The Talmud extends this requirement to everyone who teaches about God. Rabbi Yochanan says: “If the rabbi is like a messenger of the God of Armies, they should seek the law at his mouth; but if he is not, they should not seek the law at his mouth.” (Babylonian Talmud, Mo-ed Katan 17a)

Back to our original question: Do rituals matter? And how important is it to get the details right?

For the priests at the second temple in the 5th century B.C.E., it was essential. They had to carry out the letter of the law concerning animal sacrifices, particularly the requirements for unblemished animals, in order for the people to see that they took God seriously.

After the fall of the second temple in 70 C.E., Judaism’s new teachers, the rabbis cited in the Talmud, focused on interpreting and extrapolating the laws in the Bible that did not require offerings at a temple. The examples they set in their personal lives were also scrutinized. If you wanted your rulings to be respected about the shape of lamps permissible on Shabbat or which slaves a master is obligated to feed, you had to follow all the rules yourself.

Today many rabbis and other teachers of the Torah, as well as many teachers of other religions, are primarily concerned with ethical behavior toward fellow human beings. The Hebrew Bible addresses ethics, but provides proof texts for contradictory opinions. For example, in one passage Moses commands genocide (see my post Mattot: Killing the Innocent).  In another, God tells Moses to tell the people: You shall not wrong a stranger, and you shall not oppress him, for you were strangers in the land of Egypt. (ExodusShemot 22:20)

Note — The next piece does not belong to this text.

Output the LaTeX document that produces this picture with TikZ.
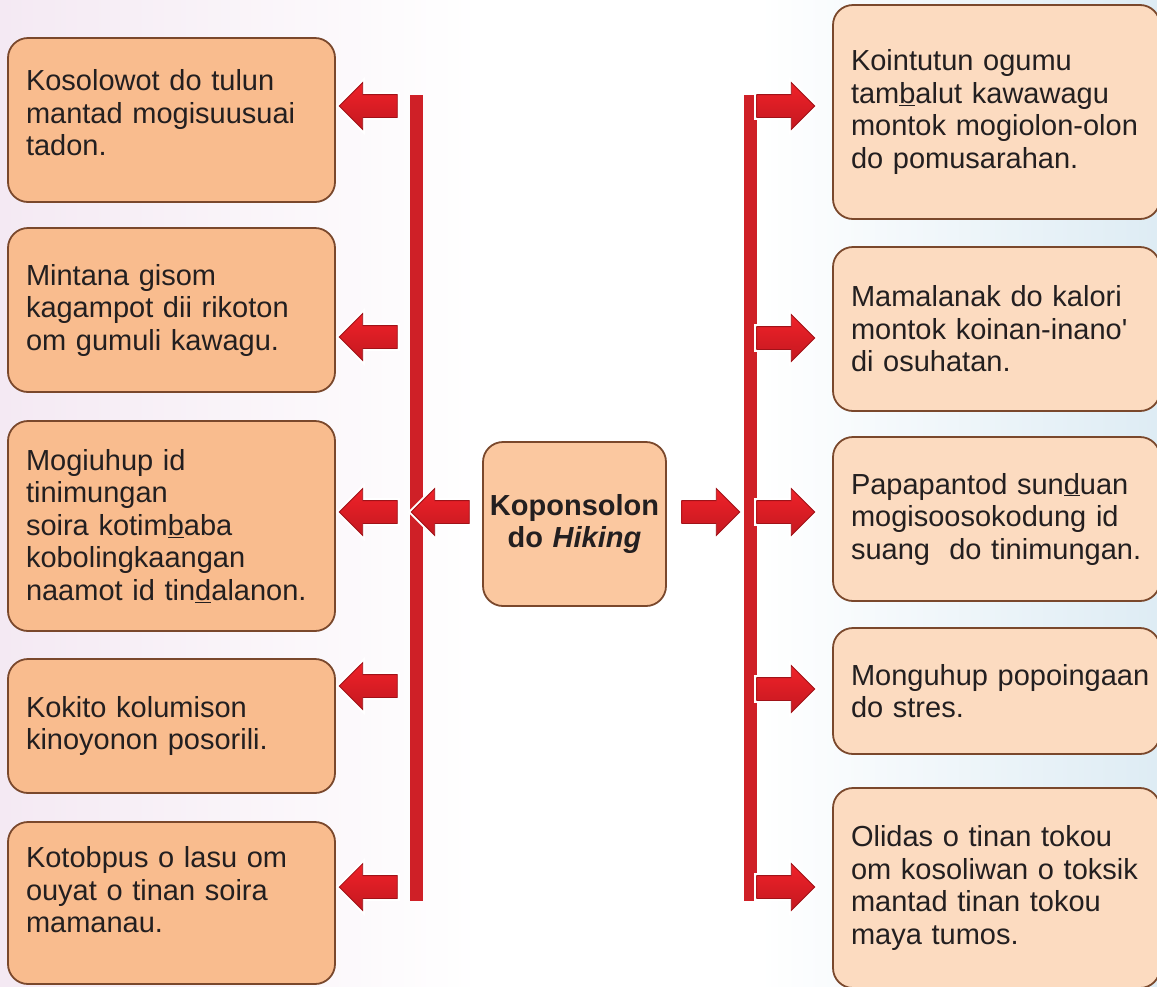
\documentclass[tikz,border=0pt]{standalone}
\usepackage{fontspec}
\setmainfont{Liberation Sans}
\usetikzlibrary{shapes.arrows}

\definecolor{leftfill}{RGB}{249,188,142}
\definecolor{rightfill}{RGB}{252,219,192}
\definecolor{centerfill}{RGB}{251,200,160}
\definecolor{boxline}{RGB}{122,72,44}
\definecolor{textgray}{RGB}{35,31,32}
\definecolor{barred}{RGB}{207,32,39}
\definecolor{arrowtop}{RGB}{240,34,41}
\definecolor{arrowbot}{RGB}{196,24,32}
\definecolor{arrowedge}{RGB}{160,18,24}
\definecolor{bgpink}{RGB}{244,233,243}
\definecolor{bgblue}{RGB}{222,236,244}

\begin{document}
\begin{tikzpicture}[x=1pt,y=-1pt,
    box/.style={draw=boxline, line width=1.8pt, rounded corners=20pt, text=textgray,
      align=left, text width=291pt, inner xsep=18pt, inner ysep=0pt, minimum width=327pt,
      font=\fontsize{29pt}{32.5pt}\selectfont},
    leftbox/.style={box, fill=leftfill},
    rightbox/.style={box, fill=rightfill},
    bar/.style={draw=barred, line width=13pt},
    redarrow/.style={single arrow, inner xsep=0pt, inner ysep=11pt, minimum height=58pt,
      single arrow head extend=12pt, top color=arrowtop, bottom color=arrowbot,
      draw=arrowedge, line width=0.8pt, preaction={draw=white, line width=5pt}},
    leftarrow/.style={redarrow, shape border rotate=180}]
    \fill[white] (0,0) rectangle (1157,986);
    \fill[left color=bgpink, right color=white] (0,0) rectangle (480,986);
    \fill[left color=white, right color=bgblue] (760,0) rectangle (1157,986);
    \useasboundingbox (0,0) rectangle (1157,986);

    % left column
    \node[leftbox, minimum height=164pt, text depth=80pt] (left1) at (171.5,120)
      {Kosolowot do tulun\\mantad mogisuusuai\\tadon.};
    \node[leftbox, minimum height=164pt] (left2) at (171.5,310)
      {Mintana gisom\\kagampot dii rikoton\\om gumuli kawagu.};
    \node[leftbox, minimum height=210pt] (left3) at (171.5,526)
      {Mogiuhup id\\tinimungan\\soira kotim\underline{b}aba\\kobolingkaangan\\naamot id tin\underline{d}alanon.};
    \node[leftbox, minimum height=134pt] (left4) at (171.5,726)
      {Kokito kolumison\\kinoyonon posorili.};
    \node[leftbox, minimum height=162pt, text depth=92pt] (left5) at (171.5,903)
      {Kotobpus o lasu om\\ouyat o tinan soira\\mamanau.};

    % right column
    \node[rightbox, minimum height=214pt] (right1) at (996.5,112)
      {Kointutun ogumu\\tam\underline{b}alut kawawagu\\montok mogiolon-olon\\do pomusarahan.};
    \node[rightbox, minimum height=164pt] (right2) at (996.5,329)
      {Mamalanak do kalori\\montok koinan-inano\textquotesingle\\di osuhatan.};
    \node[rightbox, minimum height=164pt] (right3) at (996.5,519)
      {Papapantod sun\underline{d}uan\\mogisoosokodung id\\suang~ do tinimungan.};
    \node[rightbox, minimum height=126pt] (right4) at (996.5,691)
      {\mbox{Monguhup popoingaan}\\do stres.};
    \node[rightbox, minimum height=200pt] (right5) at (996.5,888)
      {Olidas o tinan tokou\\om kosoliwan o toksik\\mantad tinan tokou\\maya tumos.};

    % centre
    \node[box, fill=centerfill, align=center, text width=175pt, inner xsep=4pt, minimum width=183pt,
      minimum height=164pt, font=\fontsize{29pt}{32.5pt}\selectfont\bfseries] (hiking) at (574.5,524)
      {Koponsolon\\do \textit{Hiking}};

    % bars
    \coordinate (barLtop) at (416.5,95);
    \coordinate (barLbot) at (416.5,901);
    \coordinate (barRtop) at (750,95);
    \coordinate (barRbot) at (750,901);
    \draw[bar] (barLtop) -- (barLbot);
    \draw[bar] (barRtop) -- (barRbot);

    % arrows
    \node[leftarrow] (aL1) at (374,106) {};
    \node[leftarrow] (aL2) at (374,337) {};
    \node[leftarrow] (aL3) at (374,512) {};
    \node[leftarrow] (aL4) at (374,686) {};
    \node[leftarrow] (aL5) at (374,887) {};
    \node[leftarrow] (aLc) at (446,512) {};
    \node[redarrow] (aR1) at (780,106) {};
    \node[redarrow] (aR2) at (780,338) {};
    \node[redarrow] (aR3) at (780,512) {};
    \node[redarrow] (aR4) at (780,689) {};
    \node[redarrow] (aR5) at (780,887) {};
    \node[redarrow] (aRc) at (705,512) {};
  \end{tikzpicture}
\end{document}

In the face of conflicting passages, a modern Torah interpreter is responsible for finding the deepest truth and teaching it. Rabbi David Frankel wrote: “Thus, what makes Torah “true” is the sincerity and integrity with which one pursues the process of searching and interpreting.”

I am continually away of the shortcomings in my own behavior when I teach the Torah in a class, in a service, or in this blog. Not only is my idea of keeping kosher too idiosyncratic for most observant Jews, but I catch myself falling short of my own standards for kindness and justice. Are my words emet? Probably not. I can only pray that my sincere attempts to wrestle with the text and reach through to the divine spirit behind it will somehow lead to an occasional flicker of inspiration.  I may not walk with God on level ground, but I am grateful for this journey.